The Premier League’s claim on being the most entertaining league in Europe has taken a boost this season with a glut of goals. There will always be debate regarding the superiority of either the Premier League or La Liga, and with Barca and Real at the height of their powers it’s been hard to build a case for the Prem. Now with the emergence of Man City, a record goals tally, new attacking formations and a plethora of tricky forwards the English league speaks a compelling narrative.
The Premier League’s top sides seem to have adopted what could best be described as the 4-2-3-1 formation. It emulates the continental Barca style, based around a possession game and most importantly, building slowly from the back. The English interpretation has brought goals galore amongst the top teams; possibly due to the unique way we seem play it with a high defensive line. Man United 8 Arsenal 2; Chelsea 3 Arsenal 5; Man United 1 Man City 6.
We now have a multitude of attacking players in our game, who play in the position we used to call ‘the hole.’ The worlds leading scorers are all of the Rooney, Messi and Ronaldo ilk; who are neither forwards nor midfielders. Our teams duly set out with three or four free roaming ‘number 10’s’ who are hard for opposing defences to track.
Played effectively it’s difficult not to see the 4-2-3-1 formation prevailing with the right personnel. If the opposition defence drops off they leave the front four with space to express themselves; if the defence push up towards the half way line they invite the through ball. It’s a no win situation and perhaps the best way to counter it is to match it. Man City have somewhat perfected it by installing Barry and Toure behind the midfield as defensive lynchpins, whilst the front four work hard to “swarm” the opposition in order to regain possession.
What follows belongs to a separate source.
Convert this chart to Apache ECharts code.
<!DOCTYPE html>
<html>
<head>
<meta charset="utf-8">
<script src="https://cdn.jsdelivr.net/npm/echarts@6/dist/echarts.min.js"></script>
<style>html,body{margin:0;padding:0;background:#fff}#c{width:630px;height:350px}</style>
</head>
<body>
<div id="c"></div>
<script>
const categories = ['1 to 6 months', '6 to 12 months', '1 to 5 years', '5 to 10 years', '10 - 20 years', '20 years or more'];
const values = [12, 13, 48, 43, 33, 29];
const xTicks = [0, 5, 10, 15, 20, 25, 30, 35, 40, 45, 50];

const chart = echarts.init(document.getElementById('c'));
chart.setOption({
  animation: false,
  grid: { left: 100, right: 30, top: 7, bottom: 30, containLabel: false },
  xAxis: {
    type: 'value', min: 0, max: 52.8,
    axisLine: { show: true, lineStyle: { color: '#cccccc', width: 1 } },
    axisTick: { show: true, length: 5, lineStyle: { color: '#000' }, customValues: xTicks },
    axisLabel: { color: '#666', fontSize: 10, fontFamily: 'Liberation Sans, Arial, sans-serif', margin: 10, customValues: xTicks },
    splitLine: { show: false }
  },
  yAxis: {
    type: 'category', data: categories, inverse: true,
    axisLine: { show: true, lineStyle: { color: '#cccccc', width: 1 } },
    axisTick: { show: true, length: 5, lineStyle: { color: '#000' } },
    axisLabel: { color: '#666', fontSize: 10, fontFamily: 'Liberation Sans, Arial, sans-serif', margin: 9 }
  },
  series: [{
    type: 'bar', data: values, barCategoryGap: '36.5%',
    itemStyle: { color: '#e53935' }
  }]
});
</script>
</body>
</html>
Some Premier League teams may find it hard to adapt, as ‘possession at all costs’ and patient build up is not an English characteristic. Our game is in transition. In English stadiums sideways and backwards passes are greeted with roars of disapproval, defenders take no chances and aim for row Z, and keepers still have a tendency to kick the ball long. Fabio Capello recently reprimanded England’s defenders for wasting throw-ins in their own half by aimlessly hurling the ball down the line looking for a header – a nonsensical waste of possession to a continental manager but perfect sense to an English player.
The result being, dazzlingly open encounters between the top sides, and pundits making the case for a more resolute defence. Man United have already reverted back and forth to formations that err on the side of caution, with Rooney dropping back into midfield: The Man City rout may have exposed United’s lack of personnel for the 4-2-3-1.
Man City are England’s current top side and therefore will be given the imperative to dictate the way our game is played as other teams attempt to match their success. Chelsea have already outlined a new type of technical strategy and others will surely follow.